* [Source data]:
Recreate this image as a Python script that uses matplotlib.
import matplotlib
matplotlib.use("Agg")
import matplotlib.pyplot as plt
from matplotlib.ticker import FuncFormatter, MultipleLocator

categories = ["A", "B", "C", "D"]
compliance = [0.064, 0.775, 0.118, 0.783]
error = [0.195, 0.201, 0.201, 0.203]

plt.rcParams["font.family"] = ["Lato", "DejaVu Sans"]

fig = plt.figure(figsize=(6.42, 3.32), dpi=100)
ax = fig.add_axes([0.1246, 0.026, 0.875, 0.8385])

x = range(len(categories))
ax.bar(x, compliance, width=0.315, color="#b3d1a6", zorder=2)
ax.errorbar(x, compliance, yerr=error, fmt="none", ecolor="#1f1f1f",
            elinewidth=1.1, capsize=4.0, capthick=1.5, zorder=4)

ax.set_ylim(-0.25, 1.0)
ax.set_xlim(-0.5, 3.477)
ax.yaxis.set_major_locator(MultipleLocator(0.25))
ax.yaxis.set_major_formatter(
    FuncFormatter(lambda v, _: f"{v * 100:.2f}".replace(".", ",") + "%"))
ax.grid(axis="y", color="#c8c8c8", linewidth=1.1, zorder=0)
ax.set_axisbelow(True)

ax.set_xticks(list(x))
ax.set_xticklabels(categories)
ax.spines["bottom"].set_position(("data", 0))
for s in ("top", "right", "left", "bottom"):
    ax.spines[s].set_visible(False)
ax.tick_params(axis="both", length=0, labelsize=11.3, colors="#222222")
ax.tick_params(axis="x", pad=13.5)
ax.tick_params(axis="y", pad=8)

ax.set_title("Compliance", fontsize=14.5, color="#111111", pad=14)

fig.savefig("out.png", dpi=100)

* [What the exercise asks]: Your task is to transcribe the listing above in full, exactly as given.

* [Solution to this task]:
Recreate this image as a Python script that uses matplotlib.
import matplotlib
matplotlib.use("Agg")
import matplotlib.pyplot as plt
from matplotlib.ticker import FuncFormatter, MultipleLocator

categories = ["A", "B", "C", "D"]
compliance = [0.064, 0.775, 0.118, 0.783]
error = [0.195, 0.201, 0.201, 0.203]

plt.rcParams["font.family"] = ["Lato", "DejaVu Sans"]

fig = plt.figure(figsize=(6.42, 3.32), dpi=100)
ax = fig.add_axes([0.1246, 0.026, 0.875, 0.8385])

x = range(len(categories))
ax.bar(x, compliance, width=0.315, color="#b3d1a6", zorder=2)
ax.errorbar(x, compliance, yerr=error, fmt="none", ecolor="#1f1f1f",
            elinewidth=1.1, capsize=4.0, capthick=1.5, zorder=4)

ax.set_ylim(-0.25, 1.0)
ax.set_xlim(-0.5, 3.477)
ax.yaxis.set_major_locator(MultipleLocator(0.25))
ax.yaxis.set_major_formatter(
    FuncFormatter(lambda v, _: f"{v * 100:.2f}".replace(".", ",") + "%"))
ax.grid(axis="y", color="#c8c8c8", linewidth=1.1, zorder=0)
ax.set_axisbelow(True)

ax.set_xticks(list(x))
ax.set_xticklabels(categories)
ax.spines["bottom"].set_position(("data", 0))
for s in ("top", "right", "left", "bottom"):
    ax.spines[s].set_visible(False)
ax.tick_params(axis="both", length=0, labelsize=11.3, colors="#222222")
ax.tick_params(axis="x", pad=13.5)
ax.tick_params(axis="y", pad=8)

ax.set_title("Compliance", fontsize=14.5, color="#111111", pad=14)

fig.savefig("out.png", dpi=100)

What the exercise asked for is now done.